Dataset section:
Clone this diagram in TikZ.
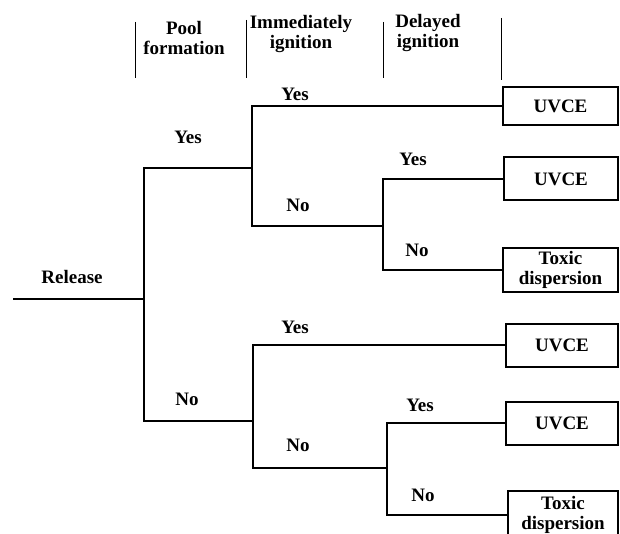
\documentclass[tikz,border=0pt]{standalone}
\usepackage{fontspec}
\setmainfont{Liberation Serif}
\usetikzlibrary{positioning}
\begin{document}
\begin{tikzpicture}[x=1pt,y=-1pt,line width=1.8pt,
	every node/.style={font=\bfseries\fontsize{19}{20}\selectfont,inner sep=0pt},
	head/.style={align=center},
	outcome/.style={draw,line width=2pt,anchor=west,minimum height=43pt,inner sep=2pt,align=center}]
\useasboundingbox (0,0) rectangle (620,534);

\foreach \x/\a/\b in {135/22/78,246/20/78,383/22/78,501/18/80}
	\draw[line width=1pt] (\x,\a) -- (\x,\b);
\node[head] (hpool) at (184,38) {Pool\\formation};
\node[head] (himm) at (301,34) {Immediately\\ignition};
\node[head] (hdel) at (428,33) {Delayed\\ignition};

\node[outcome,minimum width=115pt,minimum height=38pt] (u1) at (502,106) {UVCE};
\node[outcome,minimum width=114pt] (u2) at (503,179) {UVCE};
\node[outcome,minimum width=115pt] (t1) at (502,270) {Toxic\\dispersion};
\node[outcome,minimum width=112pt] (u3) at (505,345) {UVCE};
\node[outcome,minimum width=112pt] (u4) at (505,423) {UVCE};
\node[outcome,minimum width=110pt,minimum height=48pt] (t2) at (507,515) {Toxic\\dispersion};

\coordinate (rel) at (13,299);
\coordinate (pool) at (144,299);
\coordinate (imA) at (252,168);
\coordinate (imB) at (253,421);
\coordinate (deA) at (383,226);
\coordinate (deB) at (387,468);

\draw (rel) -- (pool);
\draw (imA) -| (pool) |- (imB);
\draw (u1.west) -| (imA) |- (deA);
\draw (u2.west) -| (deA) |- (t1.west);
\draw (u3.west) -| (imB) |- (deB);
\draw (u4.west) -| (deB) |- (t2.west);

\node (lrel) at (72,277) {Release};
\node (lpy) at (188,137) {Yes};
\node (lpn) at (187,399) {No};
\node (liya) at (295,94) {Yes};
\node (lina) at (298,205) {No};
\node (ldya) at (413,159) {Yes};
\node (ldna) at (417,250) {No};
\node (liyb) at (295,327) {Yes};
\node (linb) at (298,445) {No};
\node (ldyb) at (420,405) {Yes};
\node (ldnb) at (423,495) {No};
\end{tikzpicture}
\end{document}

What you have to do: Reproduce only the lines from the beginning of the data through the line that contains "(hdel) at (428,33)", both included, and please drop the pictures.

Answer to the exercise:
Clone this diagram in TikZ.
\documentclass[tikz,border=0pt]{standalone}
\usepackage{fontspec}
\setmainfont{Liberation Serif}
\usetikzlibrary{positioning}
\begin{document}
\begin{tikzpicture}[x=1pt,y=-1pt,line width=1.8pt,
	every node/.style={font=\bfseries\fontsize{19}{20}\selectfont,inner sep=0pt},
	head/.style={align=center},
	outcome/.style={draw,line width=2pt,anchor=west,minimum height=43pt,inner sep=2pt,align=center}]
\useasboundingbox (0,0) rectangle (620,534);

\foreach \x/\a/\b in {135/22/78,246/20/78,383/22/78,501/18/80}
	\draw[line width=1pt] (\x,\a) -- (\x,\b);
\node[head] (hpool) at (184,38) {Pool\\formation};
\node[head] (himm) at (301,34) {Immediately\\ignition};
\node[head] (hdel) at (428,33) {Delayed\\ignition};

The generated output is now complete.